Il discorso è un po’ complesso e riflette la particolare situazione del nostro paese.
Deteniamo, secondo uno studio dell’Unesco, il 70% del patrimonio artistico mondiale. Inevitabilmente, la maggior pare dei fondi dedicati alla cultura sono destinati alla conservazione e mantenimento di tale patrimonio.
Per l’arte contemporanea rimane ben poco, o quasi nulla, e manca un supporto istituzionale serio che permetta ai nostri artisti di poter lavorare ed essere presentati sulla scena internazionale.
Questo vuoto viene colmato dal sistema delle gallerie private – al momento, tra l’altro, molto in crisi – però la galleria lavora con ottiche differenti rispetto alle istituzioni: è una realtà commerciale, a cui viene demandato anche il ruolo di promotore culturale.
Questa anomalia comporta una ridottissima visibilità a livello internazionale e la presenza di pochissimi artisti sui palcoscenici esteri.
Se escludiamo i grandi nomi quali Vezzoli, Cattelan, Beecroft, quasi nessun artista italiano contemporaneo ha una visibilità di rilievo.
Al momento ci troviamo ai confini dell’impero, schiacciati, da un lato, dalla propaggine anglo americana, e dall’altro dal mastodonte orientale e privi di qualsiasi supporto che non sai l’iniziativa privata.
Quali sono le nuove tendenze nell’arte di oggi?
E’ difficile parlare di tendenze, o specificarne alcune. Girando per una grande fiera internazionale si trova veramente di tutto, dall’arte tardo concettuale alle derive neopop. Se la prima raccoglie, senza soluzione di continuità, l’eredità degli anni ’60 e ’70, la seconda è forse l’elemento di maggior novità nel panorama artistico internazionale. Siamo comunque e sostanzialmente in una deriva neoduchampiana, dove tutto è ammesso, in una dimensione post moderna dove è difficile parlare di singola tendenza perché i fenomeni culturali si sono fatti più complessi, dove vige un unico imperativo: ibridare.

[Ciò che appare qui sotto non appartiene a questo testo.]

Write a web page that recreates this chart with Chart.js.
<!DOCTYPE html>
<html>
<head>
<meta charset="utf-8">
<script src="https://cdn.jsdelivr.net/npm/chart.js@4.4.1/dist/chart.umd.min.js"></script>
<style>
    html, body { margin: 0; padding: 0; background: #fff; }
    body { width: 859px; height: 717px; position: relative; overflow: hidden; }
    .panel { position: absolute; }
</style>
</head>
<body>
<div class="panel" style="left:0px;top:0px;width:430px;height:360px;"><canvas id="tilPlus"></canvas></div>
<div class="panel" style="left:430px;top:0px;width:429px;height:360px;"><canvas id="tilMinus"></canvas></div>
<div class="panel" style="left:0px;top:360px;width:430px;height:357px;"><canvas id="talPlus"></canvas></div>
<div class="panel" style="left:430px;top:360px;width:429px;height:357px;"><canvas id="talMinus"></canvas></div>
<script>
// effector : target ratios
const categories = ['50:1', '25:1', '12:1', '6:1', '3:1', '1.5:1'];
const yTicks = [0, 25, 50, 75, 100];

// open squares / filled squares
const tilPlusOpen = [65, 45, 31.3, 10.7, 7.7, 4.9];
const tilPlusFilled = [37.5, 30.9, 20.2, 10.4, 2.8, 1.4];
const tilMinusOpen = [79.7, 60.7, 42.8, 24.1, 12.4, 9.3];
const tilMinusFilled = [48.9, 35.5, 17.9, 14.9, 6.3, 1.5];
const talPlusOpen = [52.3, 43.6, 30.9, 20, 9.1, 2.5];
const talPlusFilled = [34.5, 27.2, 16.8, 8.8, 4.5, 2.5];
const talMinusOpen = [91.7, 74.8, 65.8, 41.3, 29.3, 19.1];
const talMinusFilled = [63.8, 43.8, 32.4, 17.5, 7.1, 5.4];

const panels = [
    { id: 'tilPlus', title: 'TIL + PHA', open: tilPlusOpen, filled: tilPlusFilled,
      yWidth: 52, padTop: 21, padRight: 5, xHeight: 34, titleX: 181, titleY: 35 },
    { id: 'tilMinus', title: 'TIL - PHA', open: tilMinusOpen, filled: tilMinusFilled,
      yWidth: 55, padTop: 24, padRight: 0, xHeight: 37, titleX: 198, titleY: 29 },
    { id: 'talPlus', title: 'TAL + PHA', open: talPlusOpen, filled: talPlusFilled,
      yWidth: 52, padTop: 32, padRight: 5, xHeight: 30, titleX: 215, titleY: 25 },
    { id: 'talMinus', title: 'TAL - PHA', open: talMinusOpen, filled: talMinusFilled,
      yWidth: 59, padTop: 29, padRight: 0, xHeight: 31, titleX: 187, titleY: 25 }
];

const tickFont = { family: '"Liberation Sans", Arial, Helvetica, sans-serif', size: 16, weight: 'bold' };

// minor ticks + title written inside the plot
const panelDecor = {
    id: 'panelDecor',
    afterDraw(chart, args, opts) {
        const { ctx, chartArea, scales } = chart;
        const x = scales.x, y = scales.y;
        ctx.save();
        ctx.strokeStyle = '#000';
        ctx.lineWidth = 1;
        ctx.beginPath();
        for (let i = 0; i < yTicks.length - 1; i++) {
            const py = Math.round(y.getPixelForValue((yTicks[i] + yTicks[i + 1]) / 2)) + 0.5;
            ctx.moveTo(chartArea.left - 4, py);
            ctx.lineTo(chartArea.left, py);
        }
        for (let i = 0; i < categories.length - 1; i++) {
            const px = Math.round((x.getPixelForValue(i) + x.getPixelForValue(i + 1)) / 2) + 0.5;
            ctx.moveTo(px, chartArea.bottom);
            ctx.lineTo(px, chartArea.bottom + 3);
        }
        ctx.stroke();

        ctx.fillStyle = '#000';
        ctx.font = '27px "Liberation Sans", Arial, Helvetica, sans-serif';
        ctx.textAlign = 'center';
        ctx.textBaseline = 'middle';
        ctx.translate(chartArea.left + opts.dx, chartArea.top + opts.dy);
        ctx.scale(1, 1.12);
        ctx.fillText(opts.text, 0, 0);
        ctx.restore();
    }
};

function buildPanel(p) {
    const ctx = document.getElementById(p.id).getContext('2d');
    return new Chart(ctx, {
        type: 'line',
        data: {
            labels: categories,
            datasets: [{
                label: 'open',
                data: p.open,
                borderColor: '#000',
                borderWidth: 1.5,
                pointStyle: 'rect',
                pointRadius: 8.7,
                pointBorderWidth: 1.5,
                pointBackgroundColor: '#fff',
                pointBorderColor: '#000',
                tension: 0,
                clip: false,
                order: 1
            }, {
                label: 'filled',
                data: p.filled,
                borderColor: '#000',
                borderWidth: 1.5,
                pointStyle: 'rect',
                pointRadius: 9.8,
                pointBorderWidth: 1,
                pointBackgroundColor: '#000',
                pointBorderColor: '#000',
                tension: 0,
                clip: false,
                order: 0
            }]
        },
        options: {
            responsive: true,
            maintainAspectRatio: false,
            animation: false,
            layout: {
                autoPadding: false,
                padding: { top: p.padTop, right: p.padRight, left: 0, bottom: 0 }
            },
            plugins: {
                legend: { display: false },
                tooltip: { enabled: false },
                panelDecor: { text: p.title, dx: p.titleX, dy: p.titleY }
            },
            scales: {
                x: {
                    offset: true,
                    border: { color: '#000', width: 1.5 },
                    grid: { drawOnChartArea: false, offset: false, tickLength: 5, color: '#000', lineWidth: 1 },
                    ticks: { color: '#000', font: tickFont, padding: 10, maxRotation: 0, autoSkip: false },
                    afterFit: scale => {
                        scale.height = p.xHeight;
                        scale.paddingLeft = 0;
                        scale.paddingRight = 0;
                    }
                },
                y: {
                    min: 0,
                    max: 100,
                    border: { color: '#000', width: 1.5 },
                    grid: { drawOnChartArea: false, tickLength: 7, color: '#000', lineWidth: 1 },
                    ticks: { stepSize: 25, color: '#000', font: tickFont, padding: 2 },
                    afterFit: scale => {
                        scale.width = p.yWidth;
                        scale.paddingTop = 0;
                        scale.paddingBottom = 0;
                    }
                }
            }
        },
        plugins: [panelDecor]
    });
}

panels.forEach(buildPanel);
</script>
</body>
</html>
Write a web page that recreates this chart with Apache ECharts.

In internet si sono sviluppate nuove forme d’arte?
Quella che viene definita arte virtuale è una realtà molto complessa ed oggetto di continua ricerca e definizione.

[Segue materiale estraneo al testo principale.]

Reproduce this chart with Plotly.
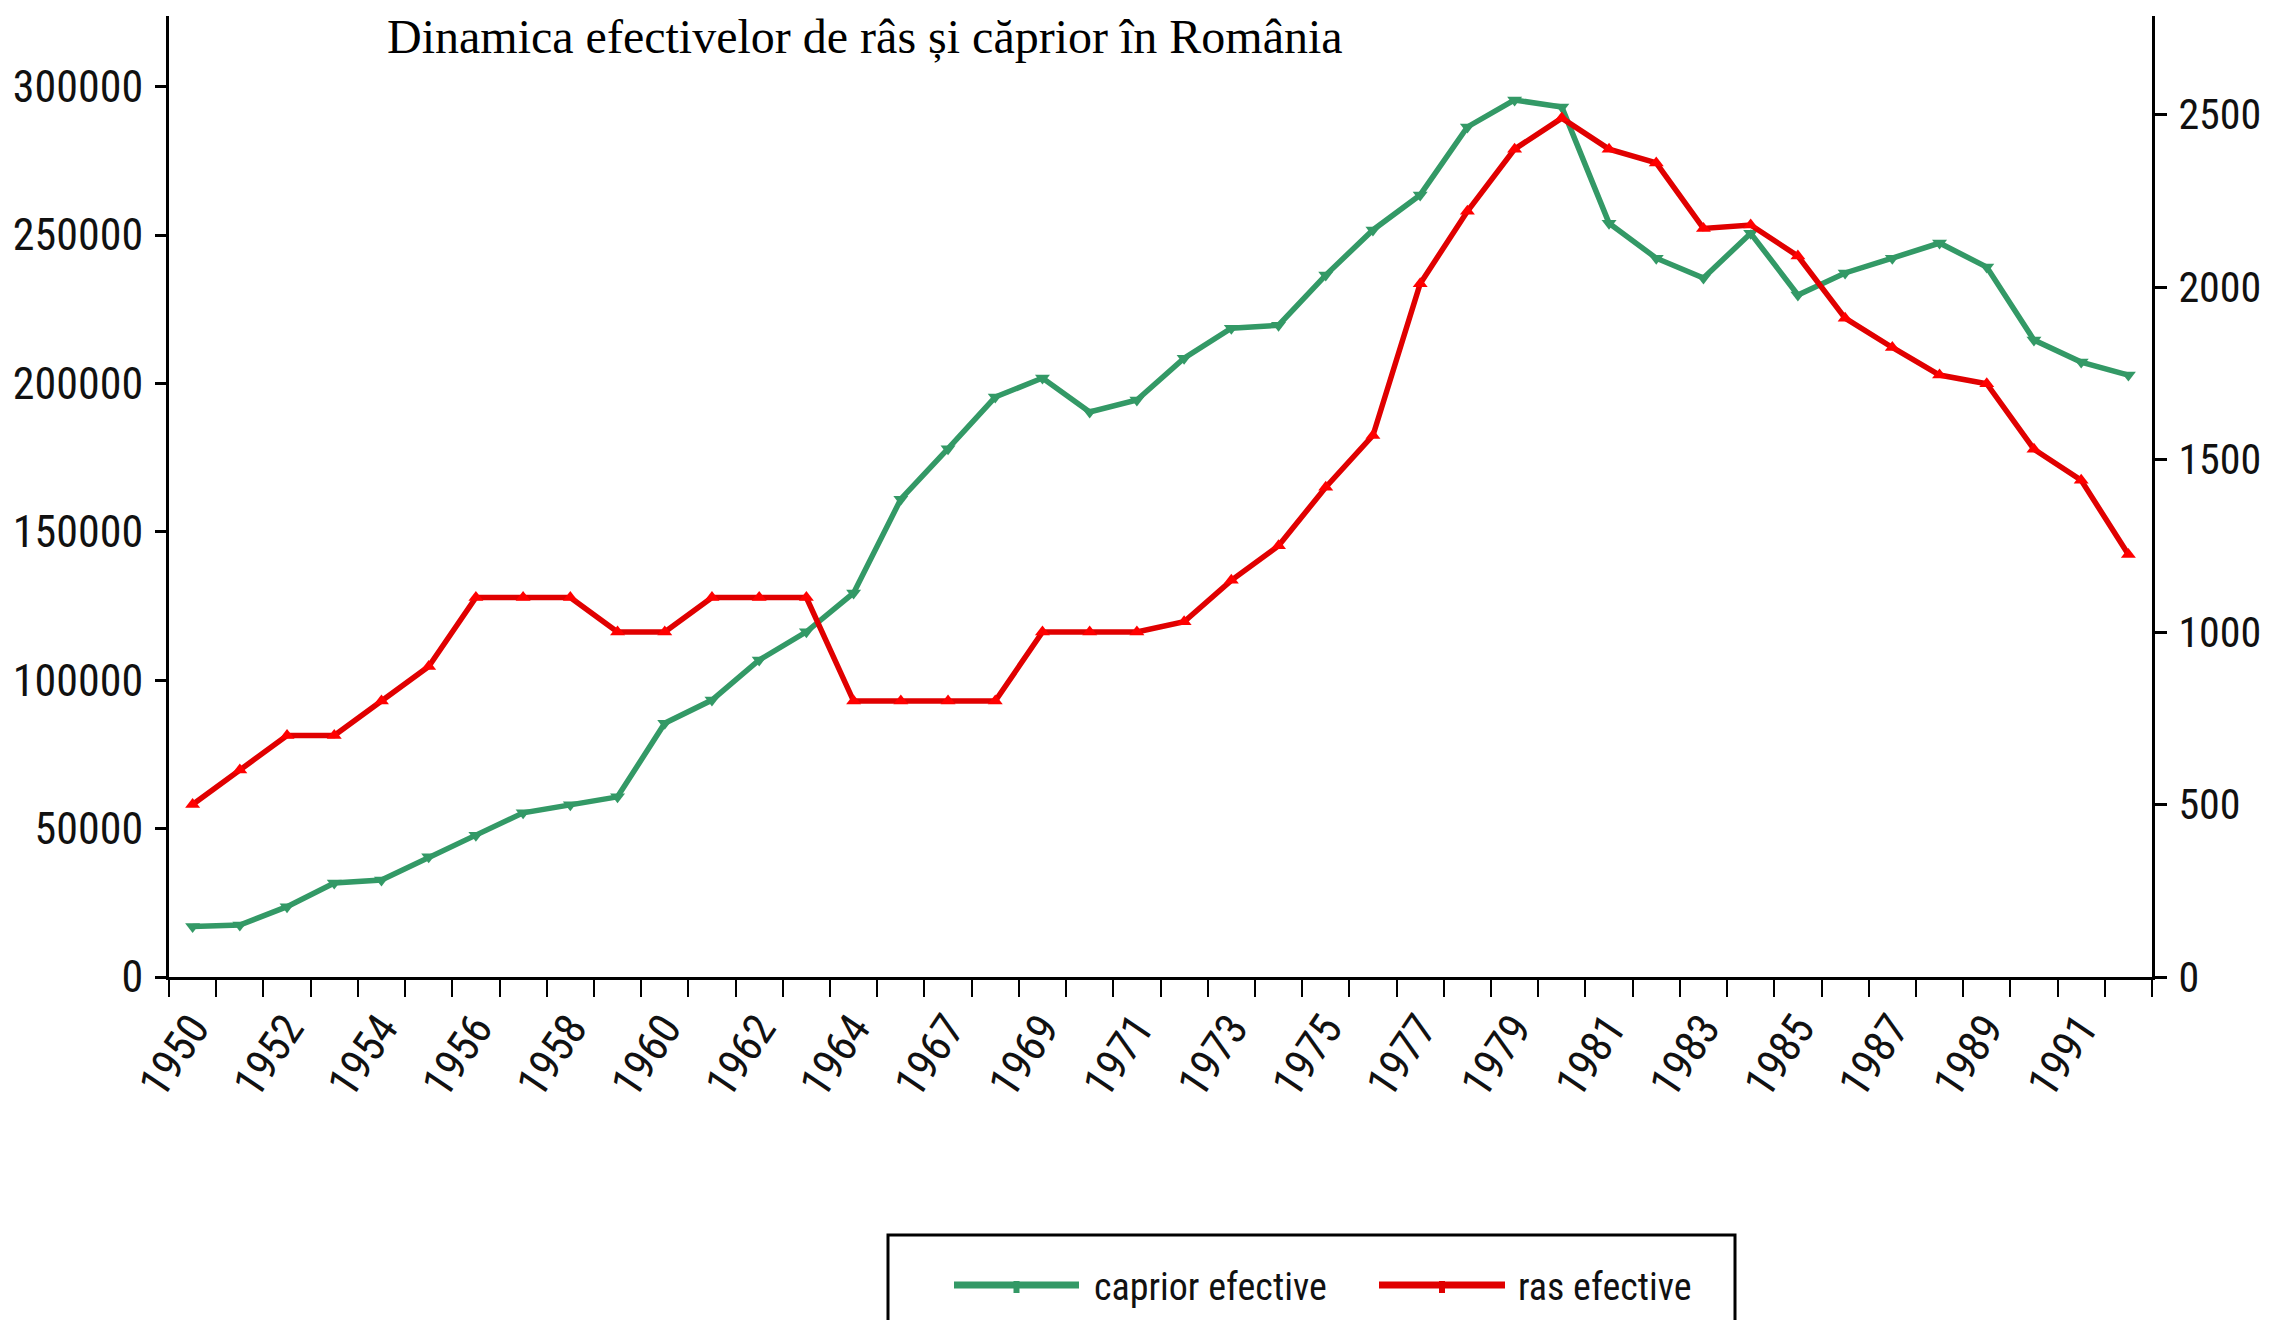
import plotly.graph_objects as go

# --- data ---
years = [str(y) for y in list(range(1950, 1966)) + list(range(1967, 1993))]

caprior_efective = [
    17000, 17500, 23700, 31700, 32700, 40500, 47800, 55300, 58000, 60700,
    85500, 93300, 106800, 116300, 129400, 161000, 178000, 195400, 201800, 190400,
    194400, 208500, 218600, 219600, 236500, 251700, 263500, 286400, 295500, 293100,
    254000, 242200, 235500, 250600, 229800, 237200, 242200, 247300, 239200, 214600,
    207200, 202800,
]

ras_efective = [
    500, 600, 700, 700, 800, 900, 1100, 1100, 1100, 1000,
    1000, 1100, 1100, 1100, 800, 800, 800, 800, 1000, 1000,
    1000, 1030, 1150, 1250, 1420, 1570, 2010, 2220, 2400, 2490,
    2400, 2360, 2170, 2180, 2090, 1910, 1825, 1745, 1720, 1530,
    1440, 1225,
]

# every other year gets a label
tick_text = [y if i % 2 == 0 else "" for i, y in enumerate(years)]

TITLE = "Dinamica efectivelor de râs și căprior în România"
LEGEND_NAMES = ["caprior efective", "ras efective"]

GREEN = "#339966"
RED = "#e00000"
AXIS_FONT = "Roboto Condensed, Liberation Sans, sans-serif"

# page body has an 8px margin, so the figure is shrunk by that much
OFF = 8
SCREEN_W, SCREEN_H = 2270, 1320
W, H = SCREEN_W - OFF, SCREEN_H - OFF
L, R, T, B = 169, 2152, 16, 977  # plot area, screen pixels


def px(x):
    return (x - L) / (R - L)


def py(y):
    return (B - y) / (B - T)


fig = go.Figure()

fig.add_trace(go.Scatter(
    x=years, y=caprior_efective, name=LEGEND_NAMES[0],
    mode="lines+markers",
    line=dict(color=GREEN, width=5.5),
    marker=dict(symbol="triangle-down", size=13, color=GREEN),
    yaxis="y",
))
fig.add_trace(go.Scatter(
    x=years, y=ras_efective, name=LEGEND_NAMES[1],
    mode="lines+markers",
    line=dict(color=RED, width=5.5),
    marker=dict(symbol="triangle-up", size=13, color="#ff0000"),
    yaxis="y2",
))

n = len(years)
tickfont = dict(family=AXIS_FONT, size=44, color="#111111")
no_grid = dict(showgrid=False, zeroline=False, automargin=False)

fig.update_layout(
    width=W, height=H,
    margin=dict(l=L - OFF, r=SCREEN_W - R, t=T - OFF, b=SCREEN_H - B),
    paper_bgcolor="white", plot_bgcolor="white",
    showlegend=False,
    xaxis=dict(
        type="category", categoryorder="array", categoryarray=years,
        range=[-0.5, n - 0.5],
        tickmode="array", tickvals=years, ticktext=tick_text,
        tickson="boundaries", ticks="outside", ticklen=17, tickwidth=2,
        tickcolor="black", tickangle=-56, tickfont=tickfont,
        ticklabelstandoff=5,
        showline=True, linecolor="black", linewidth=3,
        fixedrange=True, **no_grid,
    ),
    # inner half of the crossing x ticks
    xaxis2=dict(
        overlaying="x", anchor="y", side="bottom",
        range=[-0.5, n - 0.5], tickmode="linear", tick0=-0.5, dtick=1,
        ticks="inside", ticklen=17, tickwidth=2, tickcolor="black",
        showticklabels=False, showline=False, **no_grid,
    ),
    yaxis=dict(
        range=[0, 323790], dtick=50000, tick0=0, tickformat="d",
        ticks="outside", ticklen=11, tickwidth=3, tickcolor="black",
        tickfont=tickfont, ticklabelstandoff=3,
        showline=True, linecolor="black", linewidth=3,
        **no_grid,
    ),
    yaxis2=dict(
        overlaying="y", side="right", anchor="x",
        range=[0, 2786], dtick=500, tick0=0, tickformat="d",
        ticks="outside", ticklen=12, tickwidth=3, tickcolor="black",
        tickfont=dict(family=AXIS_FONT, size=42, color="#111111"),
        ticklabelstandoff=3,
        showline=True, linecolor="black", linewidth=3,
        **no_grid,
    ),
    # inner halves of the crossing y ticks
    yaxis3=dict(
        overlaying="y", side="left", anchor="x",
        range=[0, 323790], dtick=50000, tick0=0,
        ticks="inside", ticklen=11, tickwidth=3, tickcolor="black",
        showticklabels=False, showline=False, **no_grid,
    ),
    yaxis4=dict(
        overlaying="y", side="right", anchor="x",
        range=[0, 2786], dtick=500, tick0=0,
        ticks="inside", ticklen=12, tickwidth=3, tickcolor="black",
        showticklabels=False, showline=False, **no_grid,
    ),
)

# title
fig.add_annotation(
    text=TITLE, xref="paper", yref="paper",
    x=px(865), y=py(T - OFF), xanchor="center", yanchor="top",
    showarrow=False,
    font=dict(family="Liberation Serif, Times New Roman, serif", size=48, color="black"),
)

# hand-drawn legend box (runs off the bottom edge like the original)
fig.add_shape(
    type="rect", xref="paper", yref="paper",
    x0=px(888), x1=px(1735), y0=py(1340), y1=py(1235),
    line=dict(color="black", width=3), fillcolor="rgba(0,0,0,0)",
)
legend_items = [
    (LEGEND_NAMES[0], GREEN, 954, 1079, 1092),
    (LEGEND_NAMES[1], RED, 1379, 1505, 1516),
]
for name, color, lx0, lx1, tx in legend_items:
    fig.add_shape(
        type="line", xref="paper", yref="paper",
        x0=px(lx0), x1=px(lx1), y0=py(1285), y1=py(1285),
        line=dict(color=color, width=7),
    )
    mid = (lx0 + lx1) / 2
    fig.add_shape(
        type="rect", xref="paper", yref="paper",
        x0=px(mid - 3), x1=px(mid + 3), y0=py(1293), y1=py(1281),
        line=dict(width=0), fillcolor=color,
    )
    fig.add_annotation(
        text=name, xref="paper", yref="paper",
        x=px(tx), y=py(1287), xanchor="left", yanchor="middle",
        showarrow=False,
        font=dict(family=AXIS_FONT, size=38, color="#111111"),
    )

fig.write_html("out.html")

Con l’avvento di internet si sono sviluppate nuove forme di fare arte che però sfuggono ad una classificazione precisa.
Forse si può affermare che in internet ed attraverso la rete si sia attuata una rivoluzione post moderna dove l’ibridazione dei linguaggi, che vanno dalla grafica al cinema, dalla dimensione virtuale più classica alla perfomance interattiva, sta trovando terreno fertile.
E’ una dimensione talmente fluida che è difficile storicizzarla e definirla, ma che comunque bisogna tenere sempre presente. In tutto questo si inserisce anche un continuo modificarsi dei supporti, che cambiano ad una velocità impressionante, rendendo obsolete molte realtà artistiche nel giro di pochissimi anni.

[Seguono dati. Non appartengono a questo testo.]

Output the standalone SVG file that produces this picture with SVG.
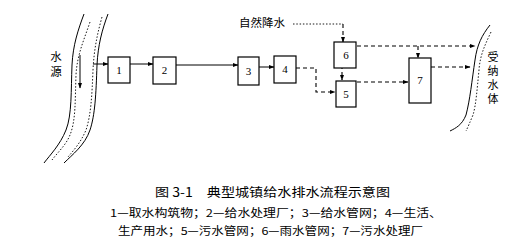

L’era digitale ha una dimensione del tempo molto differente: pensiamo solo alle esperienze nate su Second Life, che stanno all’arte digitale contemporanea come una tavola di Simone Martini sta a un Pollock.
Bisogna inventarsi tutto in questo campo, anche nuove forme di giudizio critico… però è indubbiamente un panorama ed una prospettiva che necessariamente bisogna tenere presente se si pensa al futuro.
WHO’S WHO.
Igor Zanti è nato a Milano nel 1973. Si è laureato all’Università Statale di Milano in lettere moderne con una tesi in Storia dell’arte medievale e moderna.
Svolge da diversi anni attività di critico e curatore, collaborando con gallerie italiane ed internazionali e con diverse riviste d’arte. Insegna all’Istituto Europeo di Design ed è ideatore ed autore di programmi televisivi dedicati all’arte ed alla cultura contemporanea.